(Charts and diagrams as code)
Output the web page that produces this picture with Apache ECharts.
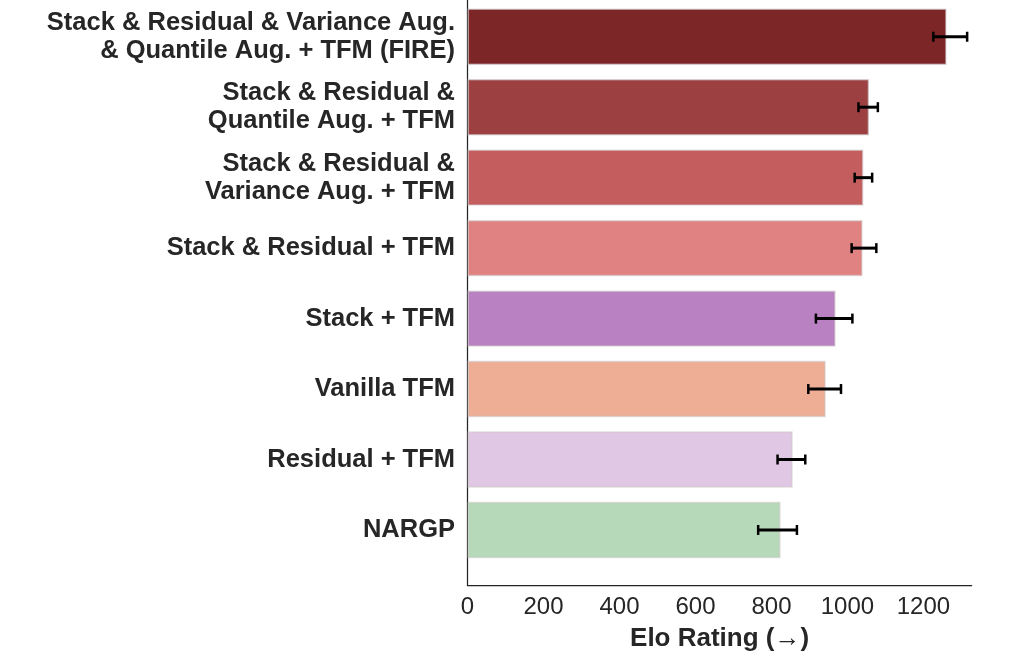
<!DOCTYPE html>
<html>
<head>
<meta charset="utf-8">
<title>Elo Rating</title>
<script src="https://cdn.jsdelivr.net/npm/echarts@6/dist/echarts.min.js"></script>
<style>
  html, body { margin: 0; padding: 0; background: #fff; }
  #chart { width: 1030px; height: 660px; }
</style>
</head>
<body>
<div id="chart"></div>
<script>
// data
const categories = [
  'Stack & Residual & Variance Aug.\n& Quantile Aug. + TFM (FIRE)',
  'Stack & Residual &\nQuantile Aug. + TFM',
  'Stack & Residual &\nVariance Aug. + TFM',
  'Stack & Residual + TFM',
  'Stack + TFM',
  'Vanilla TFM',
  'Residual + TFM',
  'NARGP'
];
const elo = [1261, 1057, 1042, 1040, 969, 943, 856, 824];
const ciLow = [1226, 1029, 1019, 1011, 917, 897, 816, 765];
const ciHigh = [1315, 1080, 1065, 1076, 1013, 983, 889, 867];
const colors = ['#7c2628', '#9d4041', '#c45e5e', '#e08282', '#b981c1', '#eeae96', '#e0c8e4', '#b6d9b9'];
const xTicks = [0, 200, 400, 600, 800, 1000, 1200];

const FONT = '"Liberation Sans", Arial, Helvetica, sans-serif';
const TEXT = '#262626';
const X_MAX = 1327;

const chart = echarts.init(document.getElementById('chart'), null, { renderer: 'canvas' });

const option = {
  backgroundColor: '#fff',
  animation: false,
  grid: [
    // bars
    { left: 467.5, right: 58.3, top: 1.5, height: 563.7 },
    // axis frame (spines + x ticks)
    { left: 467.5, right: 58.3, top: 0, height: 585.5 }
  ],
  xAxis: [
    { gridIndex: 0, type: 'value', min: 0, max: X_MAX, show: false },
    {
      gridIndex: 1, type: 'value', min: 0, max: X_MAX, interval: 200,
      axisLine: { show: true, lineStyle: { color: TEXT, width: 1.25 } },
      axisTick: { show: false },
      splitLine: { show: false },
      axisLabel: {
        show: true, margin: 10, fontSize: 24, color: TEXT, fontFamily: FONT,
        showMaxLabel: false,
        formatter: v => (xTicks.indexOf(v) >= 0 ? String(v) : '')
      },
      name: 'Elo Rating (\u2192)',
      nameLocation: 'middle',
      nameGap: 40,
      nameTextStyle: { fontSize: 26, fontWeight: 'bold', color: TEXT, fontFamily: FONT }
    }
  ],
  yAxis: [
    {
      gridIndex: 0, type: 'category', data: categories, inverse: true,
      axisLine: { show: false },
      axisTick: { show: false },
      splitLine: { show: false },
      axisLabel: {
        margin: 12.5, fontSize: 25.5, fontWeight: 'bold', color: TEXT,
        fontFamily: FONT, lineHeight: 28, align: 'right', padding: [10, 0, 0, 0]
      }
    },
    {
      gridIndex: 1, type: 'value', min: 0, max: 1,
      axisLine: { show: true, lineStyle: { color: TEXT, width: 1.25 } },
      axisTick: { show: false },
      axisLabel: { show: false },
      splitLine: { show: false }
    }
  ],
  series: [
    {
      type: 'bar',
      xAxisIndex: 0,
      yAxisIndex: 0,
      barCategoryGap: '20%',
      data: elo.map((v, i) => ({
        value: v,
        itemStyle: {
          color: colors[i],
          borderColor: 'rgba(205,200,200,0.55)',
          borderWidth: 1.5
        }
      }))
    },
    {
      type: 'custom',
      xAxisIndex: 0,
      yAxisIndex: 0,
      z: 5,
      data: ciLow.map((lo, i) => [lo, ciHigh[i], i]),
      renderItem: (params, api) => {
        const lo = api.coord([api.value(0), api.value(2)]);
        const hi = api.coord([api.value(1), api.value(2)]);
        const cap = 5;
        const capStyle = { stroke: '#000', lineWidth: 2.5 };
        return {
          type: 'group',
          children: [
            { type: 'line', shape: { x1: lo[0], y1: lo[1], x2: hi[0], y2: hi[1] }, style: { stroke: '#000', lineWidth: 3 } },
            { type: 'line', shape: { x1: lo[0], y1: lo[1] - cap, x2: lo[0], y2: lo[1] + cap }, style: capStyle },
            { type: 'line', shape: { x1: hi[0], y1: hi[1] - cap, x2: hi[0], y2: hi[1] + cap }, style: capStyle }
          ]
        };
      }
    }
  ]
};

chart.setOption(option);
</script>
</body>
</html>
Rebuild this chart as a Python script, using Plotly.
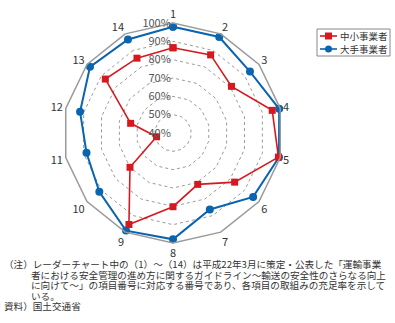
import plotly.graph_objects as go

# Radar chart: fulfilment rate per guideline item (1-14)
items = [str(i) for i in range(1, 15)]
small_firms = [86.5, 87.3, 80.8, 95.5, 99.0, 83.0, 71.1, 80.2, 95.4, 70.0, 49.2, 63.7, 87.2, 85.3]
large_firms = [98.0, 98.1, 93.7, 99.4, 99.3, 95.9, 86.3, 98.0, 99.1, 91.4, 88.4, 92.0, 97.9, 96.6]
series_names = ["中小事業者", "大手事業者"]
radial_ticks = [40, 50, 60, 70, 80, 90, 100]
radial_labels = [f"{v}%" for v in radial_ticks]

W, H = 395, 323
RED = "#d7191f"
BLUE = "#0a64ae"
FONT = "Noto Sans CJK JP, Noto Sans, sans-serif"


def px_x(x):
    return x / W


def px_y(y):
    return 1 - y / H


fig = go.Figure()

fig.add_trace(go.Scatterpolar(
    r=large_firms + large_firms[:1], theta=items + items[:1],
    mode="lines+markers", name=series_names[1],
    line=dict(color=BLUE, width=2),
    marker=dict(symbol="circle", size=8, color=BLUE),
    showlegend=False,
))
fig.add_trace(go.Scatterpolar(
    r=small_firms + small_firms[:1], theta=items + items[:1],
    mode="lines+markers", name=series_names[0],
    line=dict(color=RED, width=1.6),
    marker=dict(symbol="square", size=7, color=RED),
    showlegend=False,
))

fig.update_layout(
    width=W, height=H,
    margin=dict(l=0, r=0, t=0, b=0),
    paper_bgcolor="white",
    plot_bgcolor="white",
    font=dict(family=FONT, color="#333"),
    polar=dict(
        domain=dict(x=[px_x(63), px_x(283)], y=[px_y(243), px_y(23)]),
        gridshape="linear",
        bgcolor="white",
        radialaxis=dict(
            range=[40, 100], tickmode="array",
            tickvals=radial_ticks, ticktext=radial_labels,
            angle=90, tickangle=90, side="counterclockwise",
            showline=False, ticks="",
            gridcolor="#9a9a9a", griddash="dot", gridwidth=1,
            tickfont=dict(size=11, color="#555"),
        ),
        angularaxis=dict(
            type="category", categoryarray=items,
            direction="clockwise", rotation=90,
            showgrid=False, showline=True, linecolor="#9a9a9a", linewidth=1.5,
            ticks="", tickfont=dict(size=11, color="#333"),
        ),
    ),
)

# Legend box drawn as layout decoration
shapes = [dict(type="rect", xref="paper", yref="paper",
               x0=px_x(317), x1=px_x(390), y0=px_y(56), y1=px_y(29),
               line=dict(color="#888", width=1), fillcolor="white")]
legend_rows = [(36, RED, "square", series_names[0]), (49, BLUE, "circle", series_names[1])]
annotations = []
for y, col, sym, label in legend_rows:
    shapes.append(dict(type="line", xref="paper", yref="paper",
                       x0=px_x(320), x1=px_x(337), y0=px_y(y), y1=px_y(y),
                       line=dict(color=col, width=1.6)))
    half = 3.5
    shapes.append(dict(type="rect" if sym == "square" else "circle",
                       xref="paper", yref="paper",
                       x0=px_x(328.5 - half), x1=px_x(328.5 + half),
                       y0=px_y(y + half), y1=px_y(y - half),
                       line=dict(width=0), fillcolor=col))
    annotations.append(dict(text=label, xref="paper", yref="paper",
                            x=px_x(338), y=px_y(y), xanchor="left", yanchor="middle",
                            showarrow=False, font=dict(size=9.5, color="#333")))

notes = [
    (2, 264, "（注）レーダーチャート中の（1）～（14）は平成22年3月に策定・公表した「運輸事業"),
    (29, 274.5, "者における安全管理の進め方に関するガイドライン～輸送の安全性のさらなる向上"),
    (29, 285, "に向けて～」の項目番号に対応する番号であり、各項目の取組みの充足率を示して"),
    (29, 295.5, "いる。"),
    (2, 306, "資料）国土交通省"),
]
for x, y, t in notes:
    annotations.append(dict(text=t, xref="paper", yref="paper",
                            x=px_x(x), y=px_y(y), xanchor="left", yanchor="middle",
                            showarrow=False, font=dict(size=9.6, color="#333")))

fig.update_layout(shapes=shapes, annotations=annotations)
fig.write_html("out.html")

Short task: Of the lines above, quote exactly those from the one with "Rebuild this chart" through the one with "fig = go.Figure()", ends included; pictures stay out.

Problem solution:
Rebuild this chart as a Python script, using Plotly.
import plotly.graph_objects as go

# Radar chart: fulfilment rate per guideline item (1-14)
items = [str(i) for i in range(1, 15)]
small_firms = [86.5, 87.3, 80.8, 95.5, 99.0, 83.0, 71.1, 80.2, 95.4, 70.0, 49.2, 63.7, 87.2, 85.3]
large_firms = [98.0, 98.1, 93.7, 99.4, 99.3, 95.9, 86.3, 98.0, 99.1, 91.4, 88.4, 92.0, 97.9, 96.6]
series_names = ["中小事業者", "大手事業者"]
radial_ticks = [40, 50, 60, 70, 80, 90, 100]
radial_labels = [f"{v}%" for v in radial_ticks]

W, H = 395, 323
RED = "#d7191f"
BLUE = "#0a64ae"
FONT = "Noto Sans CJK JP, Noto Sans, sans-serif"


def px_x(x):
    return x / W


def px_y(y):
    return 1 - y / H


fig = go.Figure()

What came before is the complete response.